Requirements:
Starting with the first line of the data below, copy each line up to and including the one containing "const wY = [48.9, 48.2, 46.4, 43.9, 40.8, 37.3, 32.4, 26.2];". Pictures stay out.

Data shown:
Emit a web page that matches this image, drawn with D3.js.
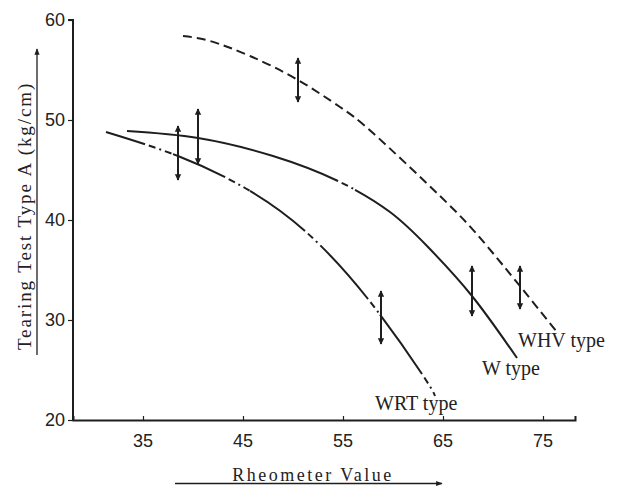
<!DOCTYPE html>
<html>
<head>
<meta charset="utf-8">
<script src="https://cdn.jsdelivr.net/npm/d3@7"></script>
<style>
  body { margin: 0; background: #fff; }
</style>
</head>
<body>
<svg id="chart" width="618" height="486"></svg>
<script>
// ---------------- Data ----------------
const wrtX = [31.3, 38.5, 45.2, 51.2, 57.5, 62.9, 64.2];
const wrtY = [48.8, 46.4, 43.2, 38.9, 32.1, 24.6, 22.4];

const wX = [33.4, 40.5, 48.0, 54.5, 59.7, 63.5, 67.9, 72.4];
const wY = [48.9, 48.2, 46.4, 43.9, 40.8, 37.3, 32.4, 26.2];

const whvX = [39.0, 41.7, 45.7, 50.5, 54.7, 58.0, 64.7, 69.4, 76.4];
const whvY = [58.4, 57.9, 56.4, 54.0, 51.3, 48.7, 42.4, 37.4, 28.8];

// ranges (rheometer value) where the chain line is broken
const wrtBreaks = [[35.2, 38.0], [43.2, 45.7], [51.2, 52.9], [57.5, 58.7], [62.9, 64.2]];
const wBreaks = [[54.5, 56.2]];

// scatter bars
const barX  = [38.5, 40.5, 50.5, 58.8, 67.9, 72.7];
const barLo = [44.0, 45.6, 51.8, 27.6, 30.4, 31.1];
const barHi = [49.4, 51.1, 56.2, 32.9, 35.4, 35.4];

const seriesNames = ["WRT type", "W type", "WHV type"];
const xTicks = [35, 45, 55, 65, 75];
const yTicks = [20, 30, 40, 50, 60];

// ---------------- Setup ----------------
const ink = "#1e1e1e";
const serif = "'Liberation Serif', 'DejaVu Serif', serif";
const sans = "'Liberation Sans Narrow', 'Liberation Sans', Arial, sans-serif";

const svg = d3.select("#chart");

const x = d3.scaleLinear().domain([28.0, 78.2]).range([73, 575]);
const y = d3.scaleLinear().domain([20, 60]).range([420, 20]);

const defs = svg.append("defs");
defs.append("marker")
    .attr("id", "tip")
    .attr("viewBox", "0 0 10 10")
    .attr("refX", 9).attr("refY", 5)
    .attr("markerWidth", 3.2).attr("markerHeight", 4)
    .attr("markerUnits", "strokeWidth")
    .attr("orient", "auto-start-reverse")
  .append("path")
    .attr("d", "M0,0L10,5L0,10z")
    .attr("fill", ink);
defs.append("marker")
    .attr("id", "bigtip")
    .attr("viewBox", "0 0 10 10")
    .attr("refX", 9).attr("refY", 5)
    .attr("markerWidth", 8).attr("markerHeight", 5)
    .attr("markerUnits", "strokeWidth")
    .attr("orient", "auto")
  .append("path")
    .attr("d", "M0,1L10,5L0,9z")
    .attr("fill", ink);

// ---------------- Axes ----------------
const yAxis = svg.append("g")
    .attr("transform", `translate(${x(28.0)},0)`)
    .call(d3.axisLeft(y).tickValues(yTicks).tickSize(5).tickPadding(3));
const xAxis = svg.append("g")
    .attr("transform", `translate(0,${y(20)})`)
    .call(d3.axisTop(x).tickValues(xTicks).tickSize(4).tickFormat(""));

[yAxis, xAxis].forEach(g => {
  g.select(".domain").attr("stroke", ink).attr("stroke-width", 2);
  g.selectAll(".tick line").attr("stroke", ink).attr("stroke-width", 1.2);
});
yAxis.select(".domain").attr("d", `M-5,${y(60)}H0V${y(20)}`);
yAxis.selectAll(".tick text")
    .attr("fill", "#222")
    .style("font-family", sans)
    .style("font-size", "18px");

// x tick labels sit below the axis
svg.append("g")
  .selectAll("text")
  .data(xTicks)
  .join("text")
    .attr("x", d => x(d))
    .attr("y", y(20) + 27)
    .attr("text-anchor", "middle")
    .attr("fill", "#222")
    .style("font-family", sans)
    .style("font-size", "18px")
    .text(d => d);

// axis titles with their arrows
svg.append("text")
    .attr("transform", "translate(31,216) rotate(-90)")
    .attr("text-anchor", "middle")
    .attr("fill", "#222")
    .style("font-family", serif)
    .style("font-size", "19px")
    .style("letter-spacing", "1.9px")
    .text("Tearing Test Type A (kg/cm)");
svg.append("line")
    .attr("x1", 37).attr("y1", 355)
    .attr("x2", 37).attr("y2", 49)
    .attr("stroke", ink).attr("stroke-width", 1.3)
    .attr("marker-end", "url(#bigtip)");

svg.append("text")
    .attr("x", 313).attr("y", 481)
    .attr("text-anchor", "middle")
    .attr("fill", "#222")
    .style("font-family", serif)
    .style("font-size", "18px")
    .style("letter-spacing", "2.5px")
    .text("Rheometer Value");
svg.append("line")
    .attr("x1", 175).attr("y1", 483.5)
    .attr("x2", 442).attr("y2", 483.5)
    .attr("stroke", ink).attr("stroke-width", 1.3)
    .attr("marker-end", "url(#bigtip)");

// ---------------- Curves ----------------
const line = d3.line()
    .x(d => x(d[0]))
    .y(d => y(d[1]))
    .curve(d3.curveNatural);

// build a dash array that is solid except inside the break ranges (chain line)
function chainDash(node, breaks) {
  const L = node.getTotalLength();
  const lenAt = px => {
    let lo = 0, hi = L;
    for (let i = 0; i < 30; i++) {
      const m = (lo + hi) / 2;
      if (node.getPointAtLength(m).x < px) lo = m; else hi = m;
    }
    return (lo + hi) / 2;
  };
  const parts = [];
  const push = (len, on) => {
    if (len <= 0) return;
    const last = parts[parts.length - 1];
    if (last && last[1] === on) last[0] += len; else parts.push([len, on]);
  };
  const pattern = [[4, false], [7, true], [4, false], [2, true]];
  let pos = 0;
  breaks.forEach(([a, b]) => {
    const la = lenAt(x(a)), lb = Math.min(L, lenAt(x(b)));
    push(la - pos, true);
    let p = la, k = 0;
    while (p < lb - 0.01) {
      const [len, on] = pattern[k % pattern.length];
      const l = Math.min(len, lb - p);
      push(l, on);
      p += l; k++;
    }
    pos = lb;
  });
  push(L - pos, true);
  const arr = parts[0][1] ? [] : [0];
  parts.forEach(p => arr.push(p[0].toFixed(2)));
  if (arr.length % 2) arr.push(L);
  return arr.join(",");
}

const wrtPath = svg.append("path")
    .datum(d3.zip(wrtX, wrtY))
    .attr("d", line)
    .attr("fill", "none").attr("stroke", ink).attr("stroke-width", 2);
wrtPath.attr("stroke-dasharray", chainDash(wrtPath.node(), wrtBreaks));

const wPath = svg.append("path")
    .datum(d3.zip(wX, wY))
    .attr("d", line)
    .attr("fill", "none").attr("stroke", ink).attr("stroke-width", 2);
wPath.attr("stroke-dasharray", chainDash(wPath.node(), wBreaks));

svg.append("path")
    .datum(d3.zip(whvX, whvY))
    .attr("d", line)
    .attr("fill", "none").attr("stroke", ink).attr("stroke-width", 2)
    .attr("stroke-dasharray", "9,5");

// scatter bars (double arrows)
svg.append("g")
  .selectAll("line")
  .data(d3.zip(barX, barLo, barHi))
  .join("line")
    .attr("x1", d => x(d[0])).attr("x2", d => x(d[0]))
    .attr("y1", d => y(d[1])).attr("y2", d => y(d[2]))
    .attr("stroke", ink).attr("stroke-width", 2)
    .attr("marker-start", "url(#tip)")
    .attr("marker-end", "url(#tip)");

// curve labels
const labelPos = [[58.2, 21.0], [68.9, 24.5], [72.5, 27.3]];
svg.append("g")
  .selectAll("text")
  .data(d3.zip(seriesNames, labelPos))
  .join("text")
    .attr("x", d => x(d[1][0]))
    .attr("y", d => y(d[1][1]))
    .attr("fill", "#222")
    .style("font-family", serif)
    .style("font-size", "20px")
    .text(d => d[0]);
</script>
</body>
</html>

Output of the task:
Emit a web page that matches this image, drawn with D3.js.
<!DOCTYPE html>
<html>
<head>
<meta charset="utf-8">
<script src="https://cdn.jsdelivr.net/npm/d3@7"></script>
<style>
  body { margin: 0; background: #fff; }
</style>
</head>
<body>
<svg id="chart" width="618" height="486"></svg>
<script>
// ---------------- Data ----------------
const wrtX = [31.3, 38.5, 45.2, 51.2, 57.5, 62.9, 64.2];
const wrtY = [48.8, 46.4, 43.2, 38.9, 32.1, 24.6, 22.4];

const wX = [33.4, 40.5, 48.0, 54.5, 59.7, 63.5, 67.9, 72.4];
const wY = [48.9, 48.2, 46.4, 43.9, 40.8, 37.3, 32.4, 26.2];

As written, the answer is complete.